Risk Factors for Preterm Birth

Many factors can cause or contribute to spontaneous premature delivery. Fetal fibronectin is one of the most powerful predictors of preterm birth before 32 weeks compared with traditional risk factors.1

NIH preterm prediction study: Risk factors for preterm birth1

Adapted from Goldenberg RL, Iams JD, Mercer BM, et al. The preterm prediction study: the value of new vs standard risk factors in predicting early and all spontaneous preterm births. Am J Public Health. 1998;88:233-238.
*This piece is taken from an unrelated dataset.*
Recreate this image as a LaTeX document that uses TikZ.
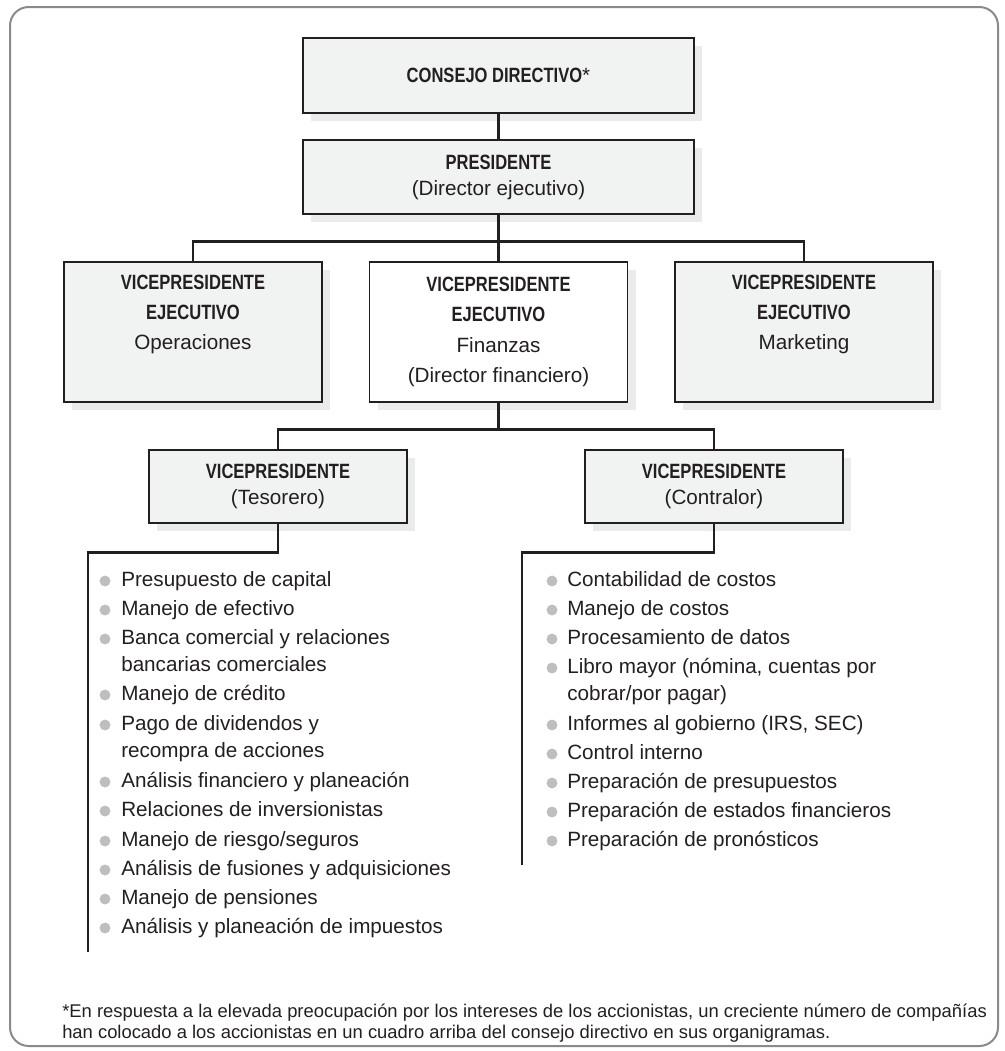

Fetal fibronectin is one of the most powerful predictors of preterm birth before 32 weeks.1

Other risk factors

  • Prior preterm birth — women with a prior preterm birth before 37 weeks have a rate of recurrent preterm birth as high as 55%.2 The risk of recurrent preterm birth rises with the number of prior preterm births.3 Risk also increases as the gestational age of the prior preterm birth decreases.4,5
  • Short cervix — as the cervical length decreases, the relative risk of preterm birth increases.3 There is a 5-fold increase in risk of preterm delivery before 35 weeks among women with a cervical length of 2.0 cm vs women with a cervical length of 4.0 cm.6
  • Multiples — another risk factor for preterm birth is having multiples. Between 1980 and 2004, the rates of twin births rose from 18.9 to 32.2 per 1000 live births.7 Approximately 60% of twin births occur before 37 weeks, and 12% of twin births occur before 32 weeks.8
  • Symptoms — contractions, cramping, bleeding, and statements such as “I just don’t feel good” are symptoms of preterm labor. In patients with symptoms and a positive fFN test, 44.7% will deliver before 37 weeks.9

The role of fetal fibronectin in predicting preterm birth

Fetal fibronectin is the single common biochemical marker for all 4 mechanisms of preterm birth.10 Fetal fibronectin can often be detected before the biophysical markers.11 

References

  1. Goldenberg RL, Iams JD, Mercer BM, et al. The preterm prediction study: the value of new vs standard risk factors in predicting early and all spontaneous preterm births. Am J Public Health. 1998;88:233-238. 
  2. Meis PJ, Klebanoff M, Thom E, et al. Prevention of recurrent preterm delivery by 17 alpha-hydroxyprogesterone caproate. N Engl J Med. 2003;348:2379-2385.
  3. Iams JD, Goldenberg RL, Mercer BM, et al. The Preterm Prediction Study: recurrence risk of spontaneous preterm birth. Am J Obstet Gynecol. 1998;178:1035-1040
  4. Adams MM, Elam-Evans LD, Wilson HG, Gilbertz DA. Rates of and factors associated with recurrence of preterm delivery. JAMA. 2000;283:1591-1596.
  5. Mercer BM, Goldenberg RL, Moawad AH, et al. The preterm prediction study: effect of gestational age and cause of preterm birth on subsequent obstetric outcome. Am J Obstet Gynecol. 1999;181:1216-1221.
  6. Iams JD, Goldenberg RL, Meis PJ, et al. The length of the cervix and the risk of spontaneous premature delivery. N Engl J Med. 1996;334(9):567-572. 
  7. Martin JA, Hamilton BE, Sutton PD, et al. Births: Final data for 2004. Natl Vital Stat Rep. 2006;55(1):1-102.
  8. Singer E, Pilpel S, Bsat F, et al. Accuracy of fetal fibronectin to predict preterm birth in twin gestations with symptoms of labor. Obstet Gynecol. 2007;109(5):1083-1087.
  9. Peaceman AM, Andrews WW, Thorp JM, et al. Fetal fibronectin as a predictor of preterm birth in patients with symptoms: a multicenter trial. Am J Obstet Gynecol. 1997;177:13-18.
  10. Rapid fFN for the TLIIQ System [package insert]. AW-04196-002, Rev. 003. Marlborough, MA: Hologic, Inc.; 2015.
  11. Lockwood CJ, Kuczynski E. Risk stratification and pathological mechanisms in preterm delivery. Paediatr Perinat Epidemiol. 2001;15(suppl 2):78-89.